Introduction: Ifaz Kabir

Hi all, Ifaz here!

Just joined and thought I’d introduce myself. I’m a software developer, with Go and Rust experience. I also did some graduate studies on Programming Languages.

Been using ZFS for around a year and a half now, and Proxmox for a year. Have learned a lot during the whole process. Lost some data in the process as well, so I have some stories to share!


Story time!

Last year, I bought a machine with 4-sata bays and 2 nvme bays. Had some old small hard drives, and bought a new 8TB one. Also bought an nvme drive to be my boot drive. I hadn’t used anything with slide out bays before (foreshadowing) and I had a lot of fun loading all my drives in! I initially installed Pop!_OS COSMIC Alpha, added the zfs utilities and got going. The Cosmic desktop at this point was extremely buggy, but I was mostly sshing into the machine for my dev work, so it wasn’t a big deal. And the ubuntu base worked flawlessly.

Went through several iterations, and tried out different vdev configurations, and set up scrubs, and I thought nice I finally had storage redundancy. But a month or so in, my scrubs started failing. The 8TB drive was showing smart errors, and even the mirrors of my old drives were failing and showing IO errors. And I lost some files in the process. But it was amazing how zfs showed which individual files I had lost. Most of the files I lost were not needed anymore anyway, so I got mostly lucky!
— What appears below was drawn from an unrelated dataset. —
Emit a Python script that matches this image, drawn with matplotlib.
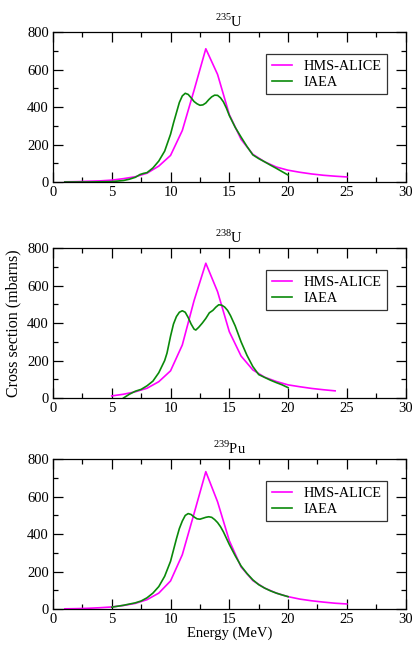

I returned the 8TB drive, but I suspected it was the the machine and not the drives. I couldn’t afford to send it back since I didn’t have anything else that ran Linux and I needed Linux for work, so couldn’t really afford to return the unit just yet. The boot drive was working just fine, so I moved all the files to the boot drive, and didn’t connect any SATA drives for a bit. Then a few months later, I remembered the Linus Tech Tips video about their ZFS data loss and remembered that they had a backplane issue, and realized it was probably the backplane. I took apart the machine, and sure enough the backplane wasn’t connected the the board properly.

Even though I fixed the connection, I wasn’t ready to trust the backplane just yet. I was using a 2TB drive as my Timemachine backup, and I put that in. That drive ran for months without any issues. Earlier drives were having issues a few days or weeks in. The 2TB drive did eventually die, but it was the drive this time around, and ZFS was warning that the drive should be replaced. This time it was the drive, I’m using other drives now, and the the scrubs have been clean for months (not sure if it has been a full year under the current setup).

Mistakes made, including ones not in the story:

  1. Buying an 8TB hard drive. The price for those make zero sense.
  2. There were lots of vdev setup mistakes as well, hard to tell as part of a story. But these are unavoidable parts of the learning process. It’s hard to get a feel for what makes sense till you deal with issues. Currently my pools have single mirror vdevs.
  3. There were lots of dataset mistakes along the way as well, using root datasets, etc.
  4. At one point I tried to use Cockpit for web based management. Cockpit has really heavy cpu usage when using it, which made me switch to Proxmox.

Lessons learned:

  1. When you get a new machine, take it apart and press in all the connections. Things disconnect during shipping!
  2. Setup backups first and then worry about redundancy.
  3. Make sure how your hard drives are connected don’t have a single point of failure. Currently connecting some of my drives over USB (I know, I know) for connection redundancy.

Fun fact, I’ve been porting syncoid to Rust as a way of learning all that it has to offer. I’m midway through the process, but damn syncoid deals with a lot!

3 Likes

Welcome, ifaz! You gonna do Sanoid after you’re done with syncoid? :cowboy_hat_face:

I considered a rewrite, but every time I looked at the work I’d need to do to handle the hashes without perl and the incredible set of libraries available for it, I noped right the hell back out :rofl:

Yeah, doing sanoid as well was always the plan! The repo is named after the sanoid port GitHub - ifazk/chobi: Zfs snapshot and replication tools. :grin: (Chobi means photo/picture, and chithi means letter).

I’m pretty far along for the syncoid port (chithi). Just added the bookmark fallback for syncing a couple days ago, and currently working on bandwidth limits. So pretty confident that I’ll at least finish the syncoid port.

I’ve added a few things from the What do you use to manage/schedule syncoid replication? discussion to the road map, so there’s a bit of a feature creep there. :sweat_smile:

The whole thing is a bit of a hedge against Perl dependence tbh, so there are some strong motivations for me to finish both. But motivations come and go, so we’ll see!